Permenant Error

Both drives are good at this moment, given the data provided.

You “need” to run a SMART extended/long tests on each drive. From the command line, enter smartctl -t long /dev/sdd for the SSD, and run this command on all your drives, replacing sdd with the drive ident. If the test passes, you are good, if it fails, odds are your drive must be replaced. You can always post the output of the drive SMART data like you did above if you need to ask a question about it.

The SSD has 3 “Pending” sector errors. That becomes a more notable problem when they become Reallocated Sectors (ID 5), but even that alone would not warrant replacement. Also the Pending Sector errors can just go away and often do, not not always. You have a Wear Level of 100% (higher is better) and no other indications. What I find is odd, all the SMART tests conducted at hour 20881. I have no idea what happened there. It looks like the drive started a selftest and then restarted for whatever unknown reason.
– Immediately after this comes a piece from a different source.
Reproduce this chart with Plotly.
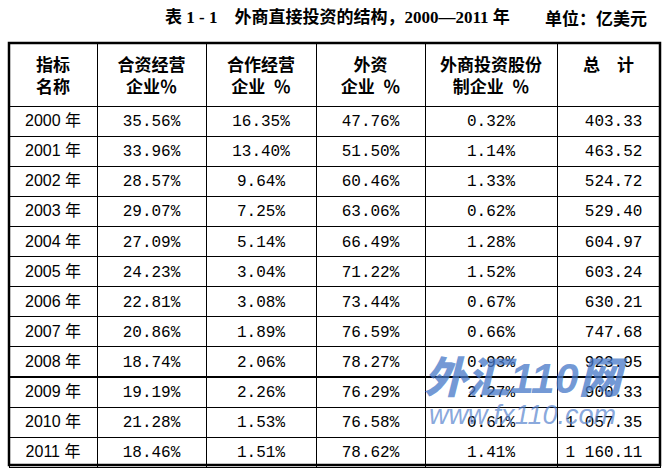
import plotly.graph_objects as go

EN = "\u2002"   # en space (0.5em)
QS = "\u2005"   # four-per-em space (0.25em)

headers = ["指标<br>名称",
           "合资经营<br>" + EN + "企业％",
           "合作经营<br>" + QS + "企业" + EN + "％",
           EN + QS + "外资<br>企业" + EN + "％",
           "外商投资股份<br>" + EN + QS + "制企业" + EN + "％",
           "总　计"]
years = ["2000 年", "2001 年", "2002 年", "2003 年", "2004 年", "2005 年",
         "2006 年", "2007 年", "2008 年", "2009 年", "2010 年", "2011 年"]
joint_venture = ["35.56%", "33.96%", "28.57%", "29.07%", "27.09%", "24.23%",
                 "22.81%", "20.86%", "18.74%", "19.19%", "21.28%", "18.46%"]
cooperative = ["16.35%", "13.40%", "9.64%", "7.25%", "5.14%", "3.04%",
               "3.08%", "1.89%", "2.06%", "2.26%", "1.53%", "1.51%"]
wholly_foreign = ["47.76%", "51.50%", "60.46%", "63.06%", "66.49%", "71.22%",
                  "73.44%", "76.59%", "78.27%", "76.29%", "76.58%", "78.62%"]
share_holding = ["0.32%", "1.14%", "1.33%", "0.62%", "1.28%", "1.52%",
                 "0.67%", "0.66%", "0.93%", "2.27%", "0.61%", "1.41%"]
totals = ["403.33", "463.52", "524.72", "529.40", "604.97", "603.24",
          "630.21", "747.68", "923.95", "900.33", "1\u00a0057.35", "1\u00a0160.11"]

title_text = "表 1 - 1　外商直接投资的结构，2000—2011 年"
unit_text = "单位：亿美元"
watermark_big = "外汇110网"
watermark_url = "www.fx110.com"

W, H = 670, 474
x0, x1 = 9, 660
y0, y1 = 43, 465

mono = "Liberation Mono, Noto Sans CJK SC"
cjk = "Noto Sans CJK SC"

fig = go.Figure(go.Table(
    domain=dict(x=[x0 / W, x1 / W], y=[0, 1 - y0 / H]),
    columnwidth=[88, 109, 110, 109, 132, 103],
    header=dict(
        values=[f"<b>{h}</b>" for h in headers],
        height=61,
        align="center",
        font=dict(family=cjk, size=17, color="black"),
        fill_color="white",
        line=dict(color="black", width=1),
    ),
    cells=dict(
        values=[years, joint_venture, cooperative, wholly_foreign, share_holding, totals],
        height=30.1,
        align=["center", "center", "center", "center", "center", "right"],
        suffix=["", "", "", "", "", "\u00a0"],
        font=dict(family=["Liberation Sans, Noto Sans CJK SC", mono, mono, mono, mono, mono],
                  size=16, color="black"),
        fill_color="white",
        line=dict(color="black", width=1),
    ),
))

fig.add_shape(type="rect", xref="paper", yref="paper",
              x0=x0 / W, x1=x1 / W, y0=1 - y1 / H, y1=1 - y0 / H,
              line=dict(color="black", width=2.5))

fig.add_annotation(text=f"<b>{title_text}</b>", xref="paper", yref="paper",
                   x=163 / W, y=1 - 17 / H, xanchor="left", yanchor="middle",
                   showarrow=False,
                   font=dict(family="Liberation Serif, Noto Sans CJK SC", size=17, color="black"))
fig.add_annotation(text=f"<b>{unit_text}</b>", xref="paper", yref="paper",
                   x=543 / W, y=1 - 17 / H, xanchor="left", yanchor="middle",
                   showarrow=False, font=dict(family=cjk, size=17, color="black"))

fig.add_annotation(text=f"<i>{watermark_big}</i>", xref="paper", yref="paper",
                   x=526 / W, y=1 - 378 / H, xanchor="center", yanchor="middle",
                   showarrow=False,
                   font=dict(family="Liberation Sans, Noto Sans CJK SC", size=43, weight=900,
                             color="rgba(70,120,200,0.75)"))
fig.add_annotation(text=f"<i>{watermark_url}</i>", xref="paper", yref="paper",
                   x=522 / W, y=1 - 415 / H, xanchor="center", yanchor="middle",
                   showarrow=False,
                   font=dict(family="Liberation Sans", size=27, color="rgba(85,130,205,0.7)"))

fig.update_layout(width=W, height=H, margin=dict(l=0, r=0, t=0, b=0),
                  paper_bgcolor="white", plot_bgcolor="white")

fig.write_html("out.html", config={"displayModeBar": False},
               post_script="document.body.style.margin='0';")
Your HDD looks perfectly fine.

Run those SMART long tests on all your drives.

Now to address your boot-pool issue. In your original post you have 12 CKSUM errors listed. Here is what you do for those:

  1. Backup your TrueNAS configuration file.
  2. Run the SMART Long test (if not already accomplished).
  3. If the SMART tests passes, continue, if it fails then you will need to exit this procedure and replace the drive.
  4. If the drive passes, run zpool status -v boot-pool and this gives you a starting reference on the status of your pool.
  5. Run a scrub on the boot-pool zpool scrub boot-pool and wait 2 minutes, then run the same command in step 4. You should see something like “scan: scrub repaired 0B in xx with 0 errors” This is good, it means no more new errors. If it has more errors then post that result here, but still go to the next step.
  6. To clear these errors run zpool clear boot-pool and then you can repeat the step 4 command. Your CHSUM errors should be gone. If they come back in a few days/weeks, then the drive may need to be replaced, and I’m making assumptions that you leave the NAS on all the time and you are not doing anything strange to it.

All these troubleshooting steps are in my Drive Troubleshooting Flowcharts. I recommend you download the few pages of steps and you could also use that for now or any future problems you have. It is much faster than waiting on someone in a forum to respond.

The only true problem I see is no routine SMART testing scheduled. I’m not sure how comfortable you would be trying to install Multi-Report, it isn’t very difficult but if you don’t know how to use Linux, it would be a learning process. I recommend a daily SMART Short test on all drives, and a Weekly SMART Long test on all drives. Of course, if a drive has a long test scheduled, the short test does not need to be run on that same day. Multi-Report handles all that for you, just install, run the config where you basically enter your email address for the report to go to, and select Automatic Compensation for if you have any drives with an error value that you want to monitor, then set the script to run in CRON Jobs once a day. Every day you would get a report emailed to you and the subject line will end in “All is Good”, or “Warning”, or “Critical”. Of course you want the “All is Good”. Quite a few people use this script.

If you have any questions, ask. Also, take a look at the troubleshooting flowcharts, they would possibly answer a few questions as well.

EDIT: One last thing as it seems to come up often lately, this statement is not the results for the entire drive, this is a quick power on selftest, very little drive diagnostics (very little):

It only means something if the result is “FAILED”. I rarely see “FAILED” because most drives fail in other ways and are replaced before this status is ever displayed.